Pharma’s appetite for early-stage products is transforming the landscape of biotechnology. The traditional model of seed funding followed by three rounds of venture capital and an initial public offering has broken.
“Now companies are being set up with a trade sale as the exit, says biotech entrepreneur Andy Richards. Unlike venture-backed counterparts, such companies do not need to build a profile with the investment community or the industry in general. “There’s an awful lot more venture activity going on in start up and early stage companies. But many deals are being done and not being announced, or the amount is not being announced,” Richards told delegates at the BioPartnering Europe conference held in London last week.
Goodbye pure products, hello platforms
In the past year there has been a switch of interest away from pure product companies and back to platform technologies that have the power to generate pipelines. “There are lots of technologies around and there is attractive value, but when setting up companies for trade sales it is the management team that is the most important ingredient and that is what investors are backing,” believes Richards.
While pharma might prefer later-stage products the competition is so intense that it is buying out earlier stage assets also. “This has changed the whole game,” said Richards.
Richards is a director of Vectura plc, Summit plc, Biowisdom, Theradeas, Pharmakodex, Cancer Research Technology (the commercialisation arm of Cancer Research UK) and Babraham Bioscience Technology, and was involved in Arakis, Geneservice, Cambridge Biotechnology Ltd, Amedis Pharmaceuticals, Sirus Pharmaceuticals and Daniolabs all of which were recently sold. He believes the industry has been slow in coming to terms with how to set up and run companies that are being groomed for sale. “If you want to do a trade sale you don’t want lots of partnering and licensing deals: an unencumbered portfolio is more attractive to an acquiring company.”
The slippery slope
This highlights the slippery slope to becoming a fashion victim in an industry driven by decade-long development cycles believes Sam Fazeli, managing director of Piper Jaffray Ltd. “You are wrong whatever you do because you are responding to today’s fashion. Three years ago you needed deals, now you don’t want to be encumbered.”
One positive effect of the focus on trade sales is that management teams no longer have to spend all their time fundraising, but can devote themselves to grooming the business.
At the same time share structures have flattened.
The UK now has a huge tail of very small companies, funded by business angels or publicly funded venture funds, which were set up with the ambition of floating on London’s Alternative Investment Market. In the past two years joining AIM has been a way of funding the next stage of corporate development, but has not represented an exit.
“It will be interesting to see if companies financed that way will find a path through the corporate funding continuum,” said Richards.

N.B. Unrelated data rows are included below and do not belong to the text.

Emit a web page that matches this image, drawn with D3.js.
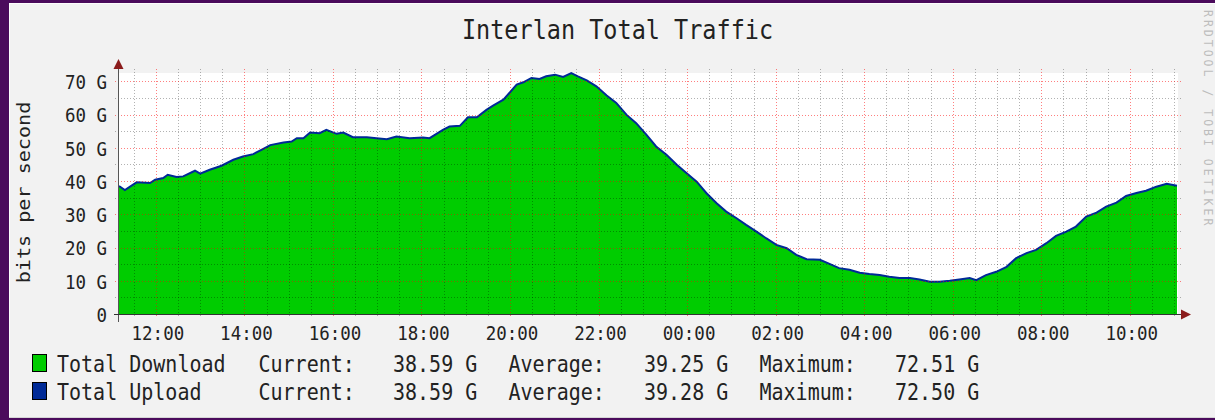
<!DOCTYPE html>
<meta charset="utf-8">
<title>Interlan Total Traffic</title>
<style>
body { margin: 0; background: #4b0b5c; }
svg { display: block; font-family: "DejaVu Sans Mono", monospace; }
.grid-minor { stroke: #000; stroke-opacity: .3; stroke-dasharray: 1,2; }
.grid-major { stroke: #f00; stroke-opacity: .5; stroke-dasharray: 1,2; }
.lbl { fill: #222; }
</style>
<body>
<svg width="1215" height="420"></svg>
<script src="https://cdnjs.cloudflare.com/ajax/libs/d3/7.8.5/d3.min.js"></script>
<script>
// --- data ---
const times = ["11:10","11:18","11:25","11:34","11:52","11:59","12:10","12:16","12:28","12:37","12:53",
  "13:00","13:13","13:29","13:45","13:58","14:12","14:25","14:35","14:53","15:04","15:11","15:20","15:29",
  "15:42","15:51","16:05","16:14","16:27","16:46","16:59","17:13","17:26","17:44","18:02","18:11","18:29",
  "18:38","18:52","19:03","19:15","19:28","19:37","19:51","20:00","20:09","20:18","20:29","20:40","20:49",
  "21:01","21:12","21:23","21:32","21:44","21:57","22:11","22:24","22:38","22:51","23:05","23:18","23:32",
  "23:46","23:59","00:13","00:26","00:40","00:53","01:07","01:20","01:34","01:47","02:01","02:15","02:28",
  "02:42","03:00","03:13","03:26","03:40","03:54","04:07","04:21","04:34","04:48","05:02","05:15","05:29",
  "05:42","05:56","06:09","06:23","06:32","06:45","06:59","07:13","07:26","07:40","07:53","08:07","08:20",
  "08:34","08:47","09:01","09:15","09:28","09:42","09:55","10:09","10:22","10:36","10:50","11:04"];
const downloadValues = [38.5,37.3,38.3,39.6,39.4,40.4,40.9,41.9,41.2,41.4,43.1,
  42.2,43.4,44.6,46.4,47.4,48.1,49.6,50.8,51.6,51.9,52.9,52.9,54.6,
  54.4,55.4,54.2,54.6,53.2,53.2,52.9,52.6,53.4,52.9,53.1,52.9,55.4,
  56.4,56.6,59.2,59.2,61.4,62.7,64.5,66.7,69.0,69.7,71.0,70.7,71.5,
  72.0,71.3,72.5,71.5,70.3,68.5,65.7,63.5,59.9,57.4,53.9,50.4,47.9,
  44.9,42.4,39.8,36.4,33.3,30.8,28.8,26.8,24.8,22.8,20.8,19.8,17.8,
  16.5,16.3,15.1,13.8,13.3,12.4,12.0,11.7,11.2,10.8,10.8,10.4,9.7,
  9.7,10.0,10.4,10.8,10.2,11.7,12.7,14.2,16.8,18.3,19.3,21.3,23.5,
  24.8,26.3,29.3,30.5,32.3,33.5,35.5,36.4,37.1,38.3,39.2,38.6];
const uploadValues = [38.5,37.3,38.3,39.6,39.4,40.4,40.9,41.9,41.2,41.4,43.1,
  42.2,43.4,44.6,46.4,47.4,48.1,49.6,50.8,51.6,51.9,52.9,52.9,54.6,
  54.4,55.4,54.2,54.6,53.2,53.2,52.9,52.6,53.4,52.9,53.1,52.9,55.4,
  56.4,56.6,59.2,59.2,61.4,62.7,64.5,66.7,69.0,69.7,71.0,70.7,71.5,
  72.0,71.3,72.5,71.5,70.3,68.5,65.7,63.5,59.9,57.4,53.9,50.4,47.9,
  44.9,42.4,39.8,36.4,33.3,30.8,28.8,26.8,24.8,22.8,20.8,19.8,17.8,
  16.5,16.3,15.1,13.8,13.3,12.4,12.0,11.7,11.2,10.8,10.8,10.4,9.7,
  9.7,10.0,10.4,10.8,10.2,11.7,12.7,14.2,16.8,18.3,19.3,21.3,23.5,
  24.8,26.3,29.3,30.5,32.3,33.5,35.5,36.4,37.1,38.3,39.2,38.6];
const yTicks = [0,10,20,30,40,50,60,70];
const xTickLabels = ["12:00","14:00","16:00","18:00","20:00","22:00","00:00","02:00","04:00","06:00","08:00","10:00"];
const legendNames   = ["Total Download","Total Upload"];
const legendColors  = ["#00cc00","#002a97"];
const legendCurrent = ["38.59 G","38.59 G"];
const legendAverage = ["39.25 G","39.28 G"];
const legendMaximum = ["72.51 G","72.50 G"];

const plotL = 119, plotR = 1177, plotT = 73, plotB = 314;
const S = 1.15; // text is a little taller than the font's natural shape

// "HH:MM" strings -> dates, rolling over midnight
function toDates(list, startHour) {
  let day = 1, last = startHour;
  return list.map(function(t) {
    const p = t.split(":").map(Number);
    if (p[0] < last) day++;
    last = p[0];
    return new Date(2024, 0, day, p[0], p[1]);
  });
}
const dates = toDates(times, 0);
const tickDates = toDates(xTickLabels, 11);
const data = dates.map(function(d, i) { return {date: d, down: downloadValues[i], up: uploadValues[i]}; });

const svg = d3.select("svg");

// panel
svg.append("rect").attr("x", 9).attr("y", 3).attr("width", 1206).attr("height", 415).attr("fill", "#f2f2f2");
svg.append("line").attr("x1", 9.5).attr("x2", 9.5).attr("y1", 3).attr("y2", 418).attr("stroke", "#fdfdfd");
svg.append("line").attr("x1", 9).attr("x2", 1215).attr("y1", 3.5).attr("y2", 3.5).attr("stroke", "#fdfdfd");
svg.append("line").attr("x1", 9).attr("x2", 1215).attr("y1", 417.5).attr("y2", 417.5).attr("stroke", "#d6d6d6");
svg.append("rect").attr("x", plotL).attr("y", plotT).attr("width", plotR - plotL + 1).attr("height", plotB - plotT).attr("fill", "#fff");

const x = d3.scaleTime().domain([dates[0], dates[dates.length - 1]]).range([plotL, plotR]);
const y = d3.scaleLinear().domain([0, 72.5]).range([plotB, plotT]);

// graph
svg.append("path").datum(data)
  .attr("fill", legendColors[0])
  .attr("d", d3.area().x(d => x(d.date)).y0(y(0)).y1(d => y(d.down)));
svg.append("path").datum(data)
  .attr("fill", "none").attr("stroke", legendColors[1]).attr("stroke-width", 2)
  .attr("d", d3.line().x(d => x(d.date)).y(d => y(d.up)));

// grid (drawn over the graph like rrdtool)
const grid = svg.append("g");
const minorX = x.ticks(d3.timeMinute.every(30)).filter(d => d.getMinutes() !== 0 || d.getHours() % 2);
const majorX = x.ticks(d3.timeHour.every(2));
grid.selectAll(".vx").data(minorX).join("line").attr("class", "grid-minor")
  .attr("x1", d => Math.round(x(d)) + .5).attr("x2", d => Math.round(x(d)) + .5).attr("y1", plotT - 4).attr("y2", plotB + 4);
grid.selectAll(".vX").data(majorX).join("line").attr("class", "grid-major")
  .attr("x1", d => Math.round(x(d)) + .5).attr("x2", d => Math.round(x(d)) + .5).attr("y1", plotT - 4).attr("y2", plotB + 4);
const minorY = d3.range(5, 72.5, 10);
grid.selectAll(".hy").data(minorY).join("line").attr("class", "grid-minor")
  .attr("x1", plotL - 4).attr("x2", plotR + 4).attr("y1", d => Math.round(y(d)) + .5).attr("y2", d => Math.round(y(d)) + .5);
grid.selectAll(".hY").data(yTicks.slice(1)).join("line").attr("class", "grid-major")
  .attr("x1", plotL - 4).attr("x2", plotR + 4).attr("y1", d => Math.round(y(d)) + .5).attr("y2", d => Math.round(y(d)) + .5);

// axes lines + arrows
svg.append("line").attr("x1", plotL - .5).attr("x2", plotL - .5).attr("y1", plotB + 8).attr("y2", plotT - 6).attr("stroke", "#555");
svg.append("line").attr("x1", plotL - 5).attr("x2", plotR + 6).attr("y1", plotB + .5).attr("y2", plotB + .5).attr("stroke", "#333");
svg.append("path").attr("fill", "#8b1c1c").attr("d", `M${plotL - 5.5},${plotT - 4}L${plotL - .5},${plotT - 14}L${plotL + 4.5},${plotT - 4}Z`);
svg.append("path").attr("fill", "#8b1c1c").attr("d", `M${plotR + 4},${plotB - 4.5}L${plotR + 14},${plotB + .5}L${plotR + 4},${plotB + 5.5}Z`);

// y labels
const yAxis = svg.append("g").attr("transform", `translate(${plotL},0)`)
  .call(d3.axisLeft(y).tickValues(yTicks).tickSize(0).tickPadding(12).tickFormat(d => d === 0 ? "0" : d + " G"));
yAxis.select(".domain").remove();
yAxis.selectAll("text").attr("class", "lbl").attr("font-family", "DejaVu Sans Mono").attr("font-size", 17.5)
  .attr("dy", ".36em").attr("transform", `scale(1,${S})`);

// x labels
const xAxis = svg.append("g").attr("transform", `translate(0,${plotB})`)
  .call(d3.axisBottom(x).tickValues(tickDates).tickSize(0).tickFormat(d3.timeFormat("%H:%M")));
xAxis.select(".domain").remove();
xAxis.selectAll("text").attr("class", "lbl").attr("font-family", "DejaVu Sans Mono").attr("font-size", 17.5)
  .attr("y", 0).attr("dy", 0).attr("dx", 1.5).attr("transform", `translate(0,25.5) scale(1,${S})`);

// titles
svg.append("text").attr("class", "lbl").attr("font-size", 23.5).attr("text-anchor", "middle")
  .attr("transform", `translate(617.5,39) scale(1,${S})`).text("Interlan Total Traffic");
svg.append("text").attr("class", "lbl").attr("font-size", 17.5).attr("text-anchor", "middle")
  .attr("transform", `translate(29.5,192.5) rotate(-90) scale(${S},1)`).text("bits per second");
svg.append("text").attr("fill", "#bdbdbd").attr("font-size", 11.5).attr("letter-spacing", 3)
  .attr("transform", "translate(1204,10) rotate(90)").text("RRDTOOL / TOBI OETIKER");

// legend
const legendRows = [372, 400];
const cols = [57, 258.5, 393, 508.5, 644, 759.5, 895];
legendNames.forEach(function(name, i) {
  const by = legendRows[i];
  svg.append("rect").attr("x", 32.5).attr("y", by - 17.5).attr("width", 14).attr("height", 17)
    .attr("fill", legendColors[i]).attr("stroke", "#000");
  const parts = [name, "Current:", legendCurrent[i], "Average:", legendAverage[i], "Maximum:", legendMaximum[i]];
  parts.forEach(function(p, j) {
    svg.append("text").attr("class", "lbl").attr("font-size", 20).attr("xml:space", "preserve")
      .attr("transform", `translate(${cols[j]},${by}) scale(1,${S})`).text(p);
  });
});
</script>
</body>
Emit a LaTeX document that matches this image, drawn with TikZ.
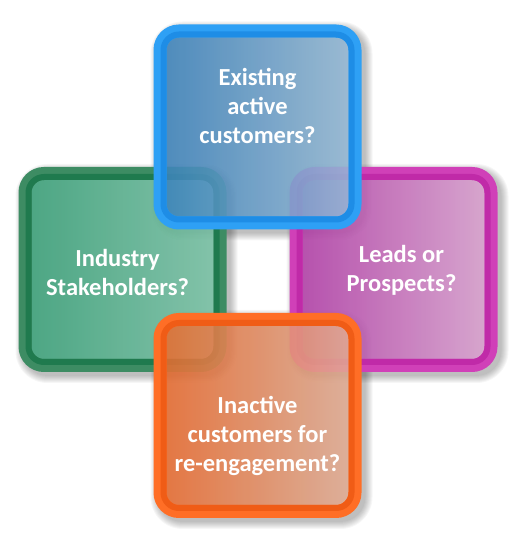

He was referring in particular, to all the companies brought to AIM by the UK’s band of quoted technology commercialisation specialists such as Biofusion plc and IP Group plc.
These succeeded in getting onto AIM early in their lives, having attracted fairly small amounts of venture capital, and raised small sums on listing too. “I think we will see consolidation and M&A in the quoted commercialisation sector, said Richards. “If I were a public investor I would start getting very activist.”
Richards suggested that the credit crunch will be good for biotech. “It will result in people reassessing risk. They will go off debt and as biotech is not debt-laden, it will become more popular.”